Putting app security centre stage

Putting app security centre stage

Martin Walshaw, Senior Engineer at F5 Networks.

A strong performance lives long in the memory. It is the ticket that ensures audiences return wanting more. In business, every company survives on delivering complete customer satisfaction. Yet, one bad experience can undermine confidence and trade can quickly head for the nearest exit. With threat actors committing some of the largest data breaches in the last year, analysts have reported that more than one billion customer records have been accessed globally. This trend is on the increase and shows no sign of slowing down. With cybercrime challenging traditional operational practices, now is the time for app security to take centre stage to protect vital data and safeguard business performance.

Time to act

Credentials are the big prize for threat actors. Once the data has been successfully stolen, hackers monetise the information and then sell it on the black market. Additionally, hacktivist groups, such as Anonymous, use tools employed by financially motivated cybercriminals to detect website vulnerabilities and gain unauthorised access or carry out distributed denial-of-service (DDoS) attacks. The problem for many firms today is that the digital economy is moving at a rapid pace where managing security and risk presents numerous challenges.

Analyst firm Gartner recently stated that by 2020, 60% of digital businesses will suffer major service failures due to the inability of IT security teams to manage digital risk. It is also predicted that data traffic will flow directly from mobile devices to the cloud and completely bypass enterprise security controls. Significant shifts in culture, behaviour and technology are required throughout the organisation chain.

The stage is set for security executives to operate more like intelligence officers and trusted advisors. A comprehensive overview of the threat landscape delivers valuable insights. Understanding how all the players play their part is crucial to ensure that the right skills and systems are effectively working in harmony to tackle a major breach. The key is to keep your audience happy. With a robust ecosystem of app security and cloud solutions in place, firms can ensure their customers’ data is safe and comprehensively managed.

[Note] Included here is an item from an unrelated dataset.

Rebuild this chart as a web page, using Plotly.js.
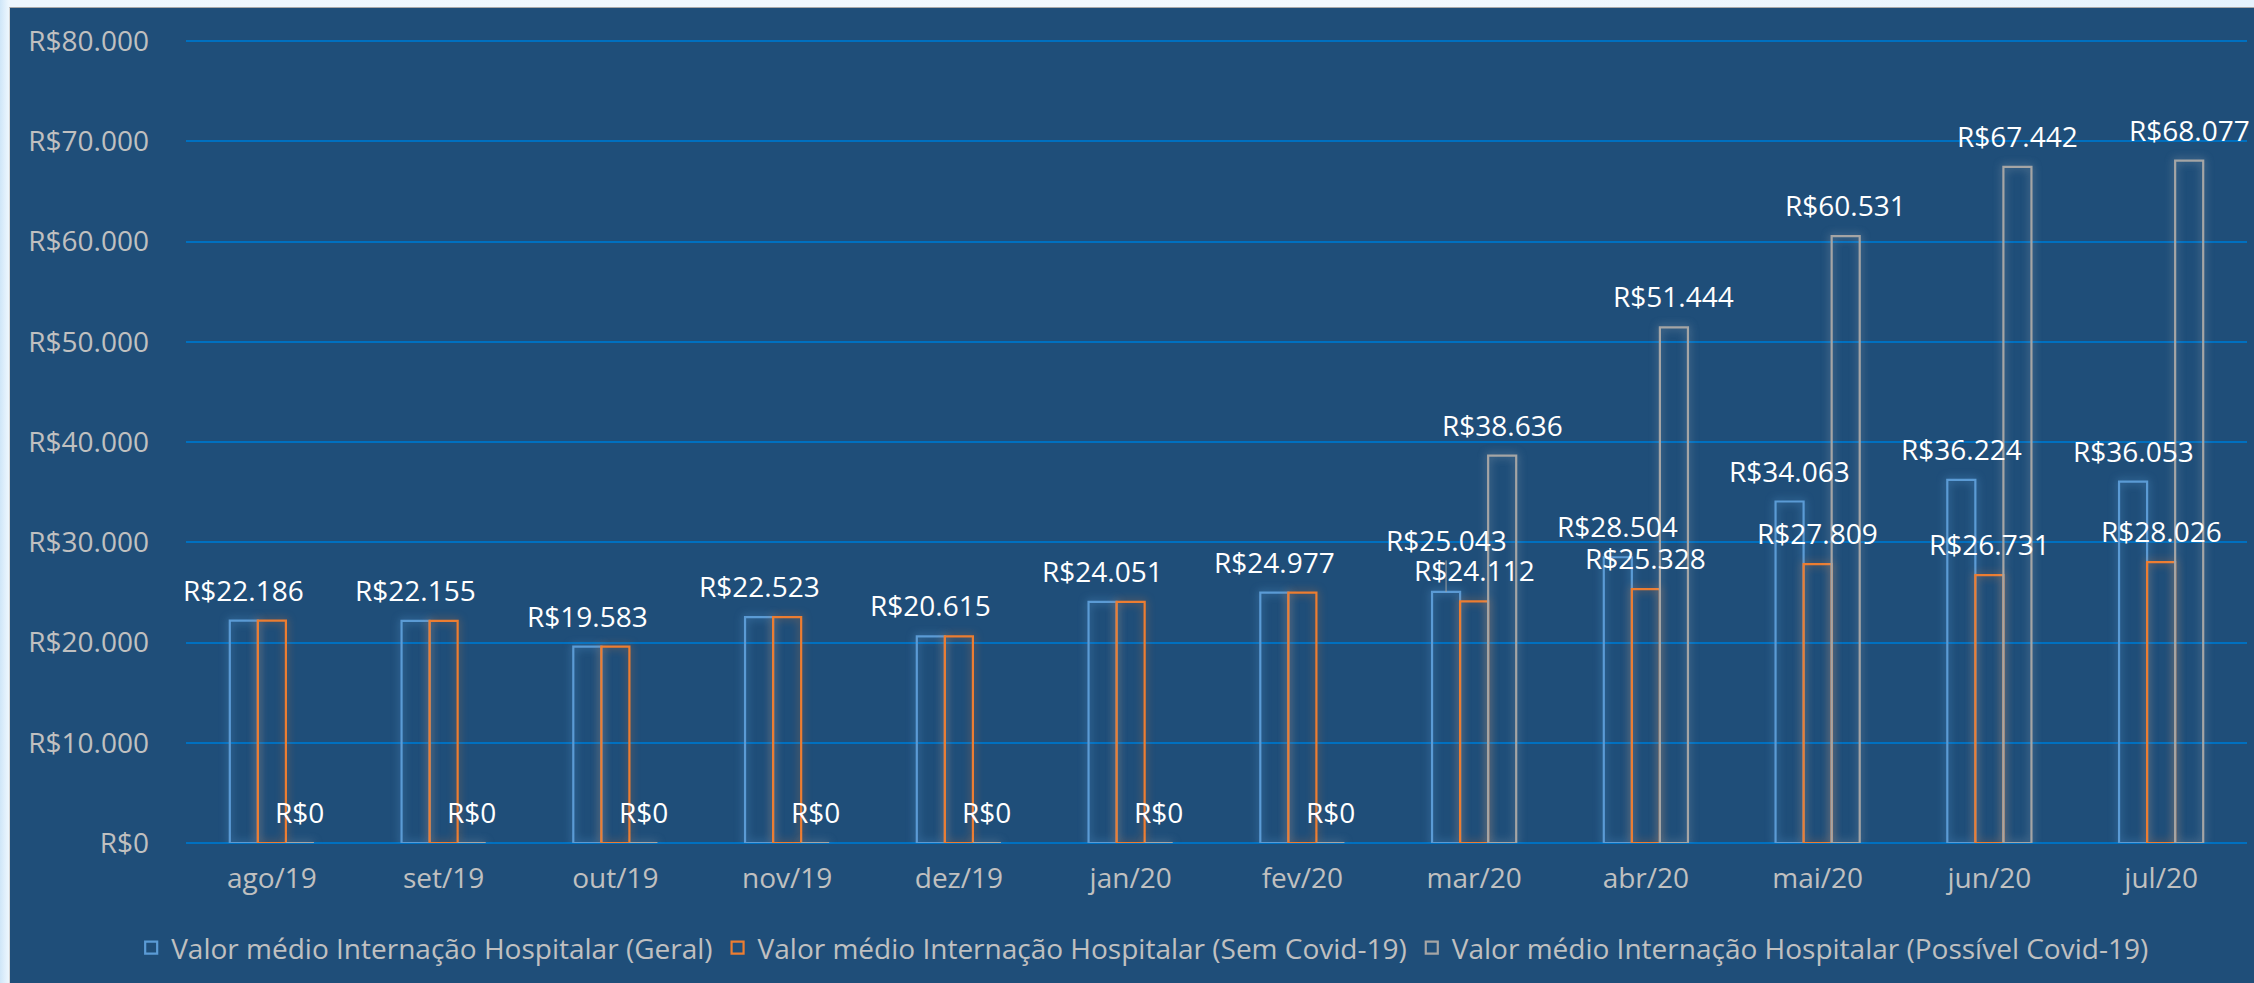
<!DOCTYPE html>
<html>
<head>
<meta charset="utf-8">
<script src="https://cdn.plot.ly/plotly-3.0.1.min.js"></script>
<style>
  html, body { margin: 0; padding: 0; width: 2254px; height: 983px; overflow: hidden;
    background: linear-gradient(to right, #cfe6f8 0px, #eef7fe 9px, #f3f9fe 60%, #e6f3fd 100%); }
  #frame { position: absolute; left: 9px; top: 7px; width: 2245px; height: 976px;
    border-top: 1px solid #a9a9a9; border-left: 1px solid #d4d4d4; background: #1f4e79; }
  #chart { position: absolute; left: 0; top: 0; width: 2244px; height: 975px; }
</style>
</head>
<body>
<div id="frame"><div id="chart"></div></div>
<script>
// ---- data ----
const months = ['ago/19','set/19','out/19','nov/19','dez/19','jan/20','fev/20','mar/20','abr/20','mai/20','jun/20','jul/20'];
const geral = [22186, 22155, 19583, 22523, 20615, 24051, 24977, 25043, 28504, 34063, 36224, 36053];
const semCovid = [22186, 22155, 19583, 22523, 20615, 24051, 24977, 24112, 25328, 27809, 26731, 28026];
const possivelCovid = [0, 0, 0, 0, 0, 0, 0, 38636, 51444, 60531, 67442, 68077];
const seriesNames = [
  'Valor médio Internação Hospitalar (Geral)',
  'Valor médio Internação Hospitalar (Sem Covid-19)',
  'Valor médio Internação Hospitalar (Possível Covid-19)'
];
const yTickMax = 80000;
const yTickStep = 10000;

// ---- styling ----
const colors = ['#5b9bd5', '#ed7d31', '#a5a5a5'];
const glows = ['rgba(91,155,213,0.8)', 'rgba(237,125,49,0.6)', 'rgba(200,200,200,0.55)'];
const labelGray = '#c0c0c0';
const bargap = 0.51;
const liftedIndex = months.indexOf('mar/20'); // Geral label moved up with a leader line

function brl(v) { return 'R$' + String(v).replace(/\B(?=(\d{3})+(?!\d))/g, '.'); }

const valueSets = [geral, semCovid, possivelCovid];
// which labels the reference shows
const showLabel = [
  geral.map(() => true),
  semCovid.map((v, i) => possivelCovid[i] > 0),
  possivelCovid.map(() => true)
];

const traces = valueSets.map((vals, k) => ({
  type: 'bar',
  name: seriesNames[k],
  x: months,
  y: vals,
  marker: { color: 'rgba(0,0,0,0)', line: { color: colors[k], width: 2.2 } },
  hoverinfo: 'none'
}));

const groupW = 1 - bargap;
const labelFont = { family: 'Open Sans', size: 28, color: '#ffffff' };
const annotations = [];
valueSets.forEach((vals, k) => {
  vals.forEach((v, i) => {
    if (!showLabel[k][i]) return;
    const xPos = i + (k - 1) * groupW / 3;
    if (k === 0 && i === liftedIndex) {
      annotations.push({
        x: xPos, y: v, xref: 'x', yref: 'y', text: brl(v),
        showarrow: true, arrowhead: 0, arrowwidth: 1, arrowcolor: '#a0a0a0',
        ax: 0, ay: -52, font: labelFont
      });
    } else {
      annotations.push({
        x: xPos, y: v, xref: 'x', yref: 'y', text: brl(v),
        showarrow: false, yanchor: 'bottom', yshift: 10, font: labelFont
      });
    }
  });
});

const layout = {
  width: 2244, height: 975,
  paper_bgcolor: '#1f4e79', plot_bgcolor: '#1f4e79',
  margin: { l: 176, r: 7, t: 28, b: 140 },
  separators: ',.',
  barmode: 'group', bargap: bargap, bargroupgap: 0,
  font: { family: 'Open Sans', size: 28, color: labelGray },
  xaxis: {
    type: 'category', range: [-0.5, months.length - 0.5], autorange: false,
    showgrid: false, showline: false, zeroline: false, ticks: '',
    tickfont: { family: 'Open Sans', size: 28, color: labelGray },
    ticklabelstandoff: 16
  },
  yaxis: {
    range: [0, yTickMax + 500], autorange: false, tick0: 0, dtick: yTickStep,
    tickprefix: 'R$', tickformat: ',d',
    showgrid: true, gridcolor: '#0070c0', gridwidth: 2,
    zeroline: true, zerolinecolor: '#0070c0', zerolinewidth: 2,
    showline: false, ticks: '',
    tickfont: { family: 'Open Sans', size: 28, color: labelGray },
    ticklabelstandoff: 36
  },
  showlegend: true,
  legend: {
    orientation: 'h', xref: 'container', yref: 'container',
    x: 0.054, xanchor: 'left', y: 0.036, yanchor: 'middle',
    font: { family: 'Open Sans', size: 28, color: labelGray },
    bgcolor: 'rgba(0,0,0,0)', itemclick: false, itemdoubleclick: false
  },
  annotations: annotations
};

Plotly.newPlot('chart', traces, layout, { displayModeBar: false, staticPlot: true }).then(() => {
  document.querySelectorAll('.barlayer .trace').forEach((g, i) => {
    g.querySelectorAll('path').forEach(p => { p.style.filter = 'drop-shadow(0 0 4px ' + glows[i] + ')'; });
  });
});
</script>
</body>
</html>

Interestingly, 90% of today’s security budgets are still spent on protecting everything except user identities and vital applications. Now is the time to take a different approach and shift cybersecurity investment towards detection and response. It is more effective to move away from trying to protect all IT areas, and focus on what matters, tackling malicious behaviours and incidents. From a place of knowledge, organisations can focus on those threats to which the organisation is most vulnerable.

Top tips to keep the performance on schedule:

  • Gain full visibility into critical data. Ensure business-critical applications remain up and running by protecting against comprehensive network and application-level DDoS attacks, minimising business impact from volumetric and encrypted attacks. Cheap-to-rent bots with plug-and-play attacks, through to the new reality of IoT botnets, are easy for hackers to make and launch terabyte-per-second attacks. Visibility brings value.
  • Comprehensive protection. Use an ecosystem of advanced security solutions that cover mitigation from L4 on upwards, including flaws or weaknesses in business logic that are exploitable by bots (anti-fraud) and DDoS Vectors. Take immediate action on new DDoS threats by leveraging customised code to mitigate traffic based on any type of content data; detect and defend against zero-day exploits.
  • Implement and monitor strong access management controls. Manage the volume of user identities by enabling single sign-on to reduce the number of passwords that are stored insecurely across multiple critical systems. Validation and authentication of users are vital to ensure that bad actors or unknown people are not able to access applications.
  • Implement multifactor authentication (MFA). This is for accessing the network and applications because identities get compromised. One or more users will get phished and without MFA, the network, applications and data will be breached.
  • Implement fraud protection. Encrypt user input as information is typed into the browser (application) – real-time encryption of sensitive fields hides the actual user inputs defeating browser-based key loggers.
  • Do not use weak or default username and password combinations (admin: password). Prevent brute force exploits by implementing account lockouts after six failed login attempts. Hashed passwords provide virtually no protection.
  • Automate web application vulnerability management. There is always time between detection and mitigation in which a web app firewall (WAF) can patch a vulnerability automatically. A WAF requires routine attention by an experienced engineer. Many organisations are opting for managed WAF services versus hiring in-house expertise that must support 24x7x365 operations.
  • Implement a culture of security. Attitudes to risk and a firm’s culture of care to security are often equally as important as having robust technology in place. A data breach is not always determined by a threat actor. In fact, any unencrypted personal information acquired by an unauthorised person can be classified as a breach.

Finale

Cybersecurity is a continuous process of identifying, assessing and remediating threats and weaknesses, as well as analysing, modelling and simulating potential impact. Securing applications is the solution to safeguarding data and protecting business performance. The true measure of an organisation is how it responds to threat actors and cybercrime. With an effective ecosystem of security solutions and services, we can all bring the curtain down on cybercrime more quickly, to enjoy a much better performance from our daily operations and keep our audience safely protected. Now that’s worth a round of applause.